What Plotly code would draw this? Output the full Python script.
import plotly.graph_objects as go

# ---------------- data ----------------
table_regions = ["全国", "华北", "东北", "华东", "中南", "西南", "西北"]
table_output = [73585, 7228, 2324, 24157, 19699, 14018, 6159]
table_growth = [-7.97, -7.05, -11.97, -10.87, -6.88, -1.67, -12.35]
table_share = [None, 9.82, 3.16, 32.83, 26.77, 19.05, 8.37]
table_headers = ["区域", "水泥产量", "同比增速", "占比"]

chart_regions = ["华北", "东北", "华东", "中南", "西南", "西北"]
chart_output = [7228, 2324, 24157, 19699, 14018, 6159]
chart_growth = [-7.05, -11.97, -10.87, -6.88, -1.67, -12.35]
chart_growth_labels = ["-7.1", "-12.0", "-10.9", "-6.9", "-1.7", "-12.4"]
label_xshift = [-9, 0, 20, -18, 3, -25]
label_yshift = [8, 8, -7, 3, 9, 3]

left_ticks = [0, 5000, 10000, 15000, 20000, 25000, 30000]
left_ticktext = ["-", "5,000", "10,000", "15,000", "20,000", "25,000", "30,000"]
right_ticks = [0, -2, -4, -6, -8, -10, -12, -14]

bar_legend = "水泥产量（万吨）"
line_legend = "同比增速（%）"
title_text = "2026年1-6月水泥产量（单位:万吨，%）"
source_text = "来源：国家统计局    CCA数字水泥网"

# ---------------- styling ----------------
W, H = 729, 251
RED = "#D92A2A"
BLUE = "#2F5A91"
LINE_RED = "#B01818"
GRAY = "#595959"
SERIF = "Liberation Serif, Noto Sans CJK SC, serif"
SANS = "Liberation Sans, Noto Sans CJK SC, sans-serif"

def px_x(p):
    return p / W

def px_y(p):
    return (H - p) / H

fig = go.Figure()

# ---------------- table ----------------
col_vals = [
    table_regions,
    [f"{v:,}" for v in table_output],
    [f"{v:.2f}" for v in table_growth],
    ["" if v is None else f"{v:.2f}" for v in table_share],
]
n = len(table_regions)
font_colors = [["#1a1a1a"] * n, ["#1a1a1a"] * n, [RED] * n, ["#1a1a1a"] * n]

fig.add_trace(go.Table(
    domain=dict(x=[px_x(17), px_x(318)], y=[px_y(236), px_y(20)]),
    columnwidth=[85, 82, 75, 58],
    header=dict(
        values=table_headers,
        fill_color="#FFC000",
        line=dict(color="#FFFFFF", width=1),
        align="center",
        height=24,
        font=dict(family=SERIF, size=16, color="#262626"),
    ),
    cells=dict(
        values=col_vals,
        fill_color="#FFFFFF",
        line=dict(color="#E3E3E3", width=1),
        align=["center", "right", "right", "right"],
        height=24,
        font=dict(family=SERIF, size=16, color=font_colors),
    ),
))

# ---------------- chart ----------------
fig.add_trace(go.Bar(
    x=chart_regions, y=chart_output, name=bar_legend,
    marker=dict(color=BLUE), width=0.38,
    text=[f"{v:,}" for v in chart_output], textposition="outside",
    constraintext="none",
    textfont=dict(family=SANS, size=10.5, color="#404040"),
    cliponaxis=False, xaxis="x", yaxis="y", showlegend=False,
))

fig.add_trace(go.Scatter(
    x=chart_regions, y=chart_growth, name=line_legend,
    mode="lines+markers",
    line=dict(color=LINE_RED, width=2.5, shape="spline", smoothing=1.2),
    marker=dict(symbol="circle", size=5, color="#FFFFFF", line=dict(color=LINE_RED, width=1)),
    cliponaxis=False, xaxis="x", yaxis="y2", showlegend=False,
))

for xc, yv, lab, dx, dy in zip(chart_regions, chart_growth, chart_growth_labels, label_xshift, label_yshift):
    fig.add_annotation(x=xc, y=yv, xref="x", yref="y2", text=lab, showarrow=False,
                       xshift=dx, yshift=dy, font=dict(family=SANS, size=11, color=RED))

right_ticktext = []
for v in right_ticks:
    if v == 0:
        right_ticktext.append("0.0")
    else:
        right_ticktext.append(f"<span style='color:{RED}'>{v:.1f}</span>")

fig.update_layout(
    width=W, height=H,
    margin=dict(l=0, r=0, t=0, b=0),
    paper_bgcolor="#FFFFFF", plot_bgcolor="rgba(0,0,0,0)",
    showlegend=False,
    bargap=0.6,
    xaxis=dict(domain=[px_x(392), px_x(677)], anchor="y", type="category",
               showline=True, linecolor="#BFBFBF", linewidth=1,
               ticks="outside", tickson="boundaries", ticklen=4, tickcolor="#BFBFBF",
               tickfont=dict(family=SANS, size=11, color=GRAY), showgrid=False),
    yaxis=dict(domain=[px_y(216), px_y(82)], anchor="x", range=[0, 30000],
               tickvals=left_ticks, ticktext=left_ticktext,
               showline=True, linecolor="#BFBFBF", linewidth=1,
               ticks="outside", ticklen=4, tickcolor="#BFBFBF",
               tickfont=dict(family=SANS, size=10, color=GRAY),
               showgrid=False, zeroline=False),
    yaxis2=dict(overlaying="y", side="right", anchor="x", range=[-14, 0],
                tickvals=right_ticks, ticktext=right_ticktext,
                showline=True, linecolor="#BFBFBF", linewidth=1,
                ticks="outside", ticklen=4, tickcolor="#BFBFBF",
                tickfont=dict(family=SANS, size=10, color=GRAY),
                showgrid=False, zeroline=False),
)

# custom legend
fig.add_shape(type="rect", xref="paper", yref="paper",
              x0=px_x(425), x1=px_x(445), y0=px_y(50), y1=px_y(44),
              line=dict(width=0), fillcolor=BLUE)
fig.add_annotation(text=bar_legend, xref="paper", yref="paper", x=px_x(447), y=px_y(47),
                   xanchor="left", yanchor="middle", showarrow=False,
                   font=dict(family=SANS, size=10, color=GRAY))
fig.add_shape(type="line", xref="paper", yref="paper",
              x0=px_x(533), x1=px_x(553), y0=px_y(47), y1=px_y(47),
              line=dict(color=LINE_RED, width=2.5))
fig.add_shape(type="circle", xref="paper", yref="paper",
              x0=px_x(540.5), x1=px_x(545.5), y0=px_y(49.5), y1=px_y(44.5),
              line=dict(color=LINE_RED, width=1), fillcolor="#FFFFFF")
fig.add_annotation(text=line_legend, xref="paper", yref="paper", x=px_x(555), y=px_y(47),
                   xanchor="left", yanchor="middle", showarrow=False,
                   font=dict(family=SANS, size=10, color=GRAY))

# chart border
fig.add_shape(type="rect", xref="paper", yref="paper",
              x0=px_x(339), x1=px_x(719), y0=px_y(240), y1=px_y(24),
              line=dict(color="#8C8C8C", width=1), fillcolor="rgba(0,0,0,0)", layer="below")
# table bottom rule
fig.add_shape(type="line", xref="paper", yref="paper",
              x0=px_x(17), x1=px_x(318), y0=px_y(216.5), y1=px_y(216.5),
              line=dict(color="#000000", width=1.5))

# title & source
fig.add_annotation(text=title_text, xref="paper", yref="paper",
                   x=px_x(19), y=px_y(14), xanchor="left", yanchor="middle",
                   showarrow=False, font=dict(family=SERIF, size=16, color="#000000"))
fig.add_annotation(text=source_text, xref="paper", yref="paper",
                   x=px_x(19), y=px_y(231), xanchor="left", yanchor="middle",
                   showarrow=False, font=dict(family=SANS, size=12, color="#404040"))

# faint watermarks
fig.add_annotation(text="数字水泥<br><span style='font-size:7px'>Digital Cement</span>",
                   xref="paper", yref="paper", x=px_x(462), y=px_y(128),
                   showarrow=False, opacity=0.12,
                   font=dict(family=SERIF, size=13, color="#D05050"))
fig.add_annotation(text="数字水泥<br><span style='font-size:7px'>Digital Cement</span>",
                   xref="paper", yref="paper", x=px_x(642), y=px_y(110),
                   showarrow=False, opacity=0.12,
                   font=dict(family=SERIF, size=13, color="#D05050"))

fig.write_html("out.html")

▶ _What you need to do_
Write out the data exactly as it stands.

▶ _The response_
What Plotly code would draw this? Output the full Python script.
import plotly.graph_objects as go

# ---------------- data ----------------
table_regions = ["全国", "华北", "东北", "华东", "中南", "西南", "西北"]
table_output = [73585, 7228, 2324, 24157, 19699, 14018, 6159]
table_growth = [-7.97, -7.05, -11.97, -10.87, -6.88, -1.67, -12.35]
table_share = [None, 9.82, 3.16, 32.83, 26.77, 19.05, 8.37]
table_headers = ["区域", "水泥产量", "同比增速", "占比"]

chart_regions = ["华北", "东北", "华东", "中南", "西南", "西北"]
chart_output = [7228, 2324, 24157, 19699, 14018, 6159]
chart_growth = [-7.05, -11.97, -10.87, -6.88, -1.67, -12.35]
chart_growth_labels = ["-7.1", "-12.0", "-10.9", "-6.9", "-1.7", "-12.4"]
label_xshift = [-9, 0, 20, -18, 3, -25]
label_yshift = [8, 8, -7, 3, 9, 3]

left_ticks = [0, 5000, 10000, 15000, 20000, 25000, 30000]
left_ticktext = ["-", "5,000", "10,000", "15,000", "20,000", "25,000", "30,000"]
right_ticks = [0, -2, -4, -6, -8, -10, -12, -14]

bar_legend = "水泥产量（万吨）"
line_legend = "同比增速（%）"
title_text = "2026年1-6月水泥产量（单位:万吨，%）"
source_text = "来源：国家统计局    CCA数字水泥网"

# ---------------- styling ----------------
W, H = 729, 251
RED = "#D92A2A"
BLUE = "#2F5A91"
LINE_RED = "#B01818"
GRAY = "#595959"
SERIF = "Liberation Serif, Noto Sans CJK SC, serif"
SANS = "Liberation Sans, Noto Sans CJK SC, sans-serif"

def px_x(p):
    return p / W

def px_y(p):
    return (H - p) / H

fig = go.Figure()

# ---------------- table ----------------
col_vals = [
    table_regions,
    [f"{v:,}" for v in table_output],
    [f"{v:.2f}" for v in table_growth],
    ["" if v is None else f"{v:.2f}" for v in table_share],
]
n = len(table_regions)
font_colors = [["#1a1a1a"] * n, ["#1a1a1a"] * n, [RED] * n, ["#1a1a1a"] * n]

fig.add_trace(go.Table(
    domain=dict(x=[px_x(17), px_x(318)], y=[px_y(236), px_y(20)]),
    columnwidth=[85, 82, 75, 58],
    header=dict(
        values=table_headers,
        fill_color="#FFC000",
        line=dict(color="#FFFFFF", width=1),
        align="center",
        height=24,
        font=dict(family=SERIF, size=16, color="#262626"),
    ),
    cells=dict(
        values=col_vals,
        fill_color="#FFFFFF",
        line=dict(color="#E3E3E3", width=1),
        align=["center", "right", "right", "right"],
        height=24,
        font=dict(family=SERIF, size=16, color=font_colors),
    ),
))

# ---------------- chart ----------------
fig.add_trace(go.Bar(
    x=chart_regions, y=chart_output, name=bar_legend,
    marker=dict(color=BLUE), width=0.38,
    text=[f"{v:,}" for v in chart_output], textposition="outside",
    constraintext="none",
    textfont=dict(family=SANS, size=10.5, color="#404040"),
    cliponaxis=False, xaxis="x", yaxis="y", showlegend=False,
))

fig.add_trace(go.Scatter(
    x=chart_regions, y=chart_growth, name=line_legend,
    mode="lines+markers",
    line=dict(color=LINE_RED, width=2.5, shape="spline", smoothing=1.2),
    marker=dict(symbol="circle", size=5, color="#FFFFFF", line=dict(color=LINE_RED, width=1)),
    cliponaxis=False, xaxis="x", yaxis="y2", showlegend=False,
))

for xc, yv, lab, dx, dy in zip(chart_regions, chart_growth, chart_growth_labels, label_xshift, label_yshift):
    fig.add_annotation(x=xc, y=yv, xref="x", yref="y2", text=lab, showarrow=False,
                       xshift=dx, yshift=dy, font=dict(family=SANS, size=11, color=RED))

right_ticktext = []
for v in right_ticks:
    if v == 0:
        right_ticktext.append("0.0")
    else:
        right_ticktext.append(f"<span style='color:{RED}'>{v:.1f}</span>")

fig.update_layout(
    width=W, height=H,
    margin=dict(l=0, r=0, t=0, b=0),
    paper_bgcolor="#FFFFFF", plot_bgcolor="rgba(0,0,0,0)",
    showlegend=False,
    bargap=0.6,
    xaxis=dict(domain=[px_x(392), px_x(677)], anchor="y", type="category",
               showline=True, linecolor="#BFBFBF", linewidth=1,
               ticks="outside", tickson="boundaries", ticklen=4, tickcolor="#BFBFBF",
               tickfont=dict(family=SANS, size=11, color=GRAY), showgrid=False),
    yaxis=dict(domain=[px_y(216), px_y(82)], anchor="x", range=[0, 30000],
               tickvals=left_ticks, ticktext=left_ticktext,
               showline=True, linecolor="#BFBFBF", linewidth=1,
               ticks="outside", ticklen=4, tickcolor="#BFBFBF",
               tickfont=dict(family=SANS, size=10, color=GRAY),
               showgrid=False, zeroline=False),
    yaxis2=dict(overlaying="y", side="right", anchor="x", range=[-14, 0],
                tickvals=right_ticks, ticktext=right_ticktext,
                showline=True, linecolor="#BFBFBF", linewidth=1,
                ticks="outside", ticklen=4, tickcolor="#BFBFBF",
                tickfont=dict(family=SANS, size=10, color=GRAY),
                showgrid=False, zeroline=False),
)

# custom legend
fig.add_shape(type="rect", xref="paper", yref="paper",
              x0=px_x(425), x1=px_x(445), y0=px_y(50), y1=px_y(44),
              line=dict(width=0), fillcolor=BLUE)
fig.add_annotation(text=bar_legend, xref="paper", yref="paper", x=px_x(447), y=px_y(47),
                   xanchor="left", yanchor="middle", showarrow=False,
                   font=dict(family=SANS, size=10, color=GRAY))
fig.add_shape(type="line", xref="paper", yref="paper",
              x0=px_x(533), x1=px_x(553), y0=px_y(47), y1=px_y(47),
              line=dict(color=LINE_RED, width=2.5))
fig.add_shape(type="circle", xref="paper", yref="paper",
              x0=px_x(540.5), x1=px_x(545.5), y0=px_y(49.5), y1=px_y(44.5),
              line=dict(color=LINE_RED, width=1), fillcolor="#FFFFFF")
fig.add_annotation(text=line_legend, xref="paper", yref="paper", x=px_x(555), y=px_y(47),
                   xanchor="left", yanchor="middle", showarrow=False,
                   font=dict(family=SANS, size=10, color=GRAY))

# chart border
fig.add_shape(type="rect", xref="paper", yref="paper",
              x0=px_x(339), x1=px_x(719), y0=px_y(240), y1=px_y(24),
              line=dict(color="#8C8C8C", width=1), fillcolor="rgba(0,0,0,0)", layer="below")
# table bottom rule
fig.add_shape(type="line", xref="paper", yref="paper",
              x0=px_x(17), x1=px_x(318), y0=px_y(216.5), y1=px_y(216.5),
              line=dict(color="#000000", width=1.5))

# title & source
fig.add_annotation(text=title_text, xref="paper", yref="paper",
                   x=px_x(19), y=px_y(14), xanchor="left", yanchor="middle",
                   showarrow=False, font=dict(family=SERIF, size=16, color="#000000"))
fig.add_annotation(text=source_text, xref="paper", yref="paper",
                   x=px_x(19), y=px_y(231), xanchor="left", yanchor="middle",
                   showarrow=False, font=dict(family=SANS, size=12, color="#404040"))

# faint watermarks
fig.add_annotation(text="数字水泥<br><span style='font-size:7px'>Digital Cement</span>",
                   xref="paper", yref="paper", x=px_x(462), y=px_y(128),
                   showarrow=False, opacity=0.12,
                   font=dict(family=SERIF, size=13, color="#D05050"))
fig.add_annotation(text="数字水泥<br><span style='font-size:7px'>Digital Cement</span>",
                   xref="paper", yref="paper", x=px_x(642), y=px_y(110),
                   showarrow=False, opacity=0.12,
                   font=dict(family=SERIF, size=13, color="#D05050"))

fig.write_html("out.html")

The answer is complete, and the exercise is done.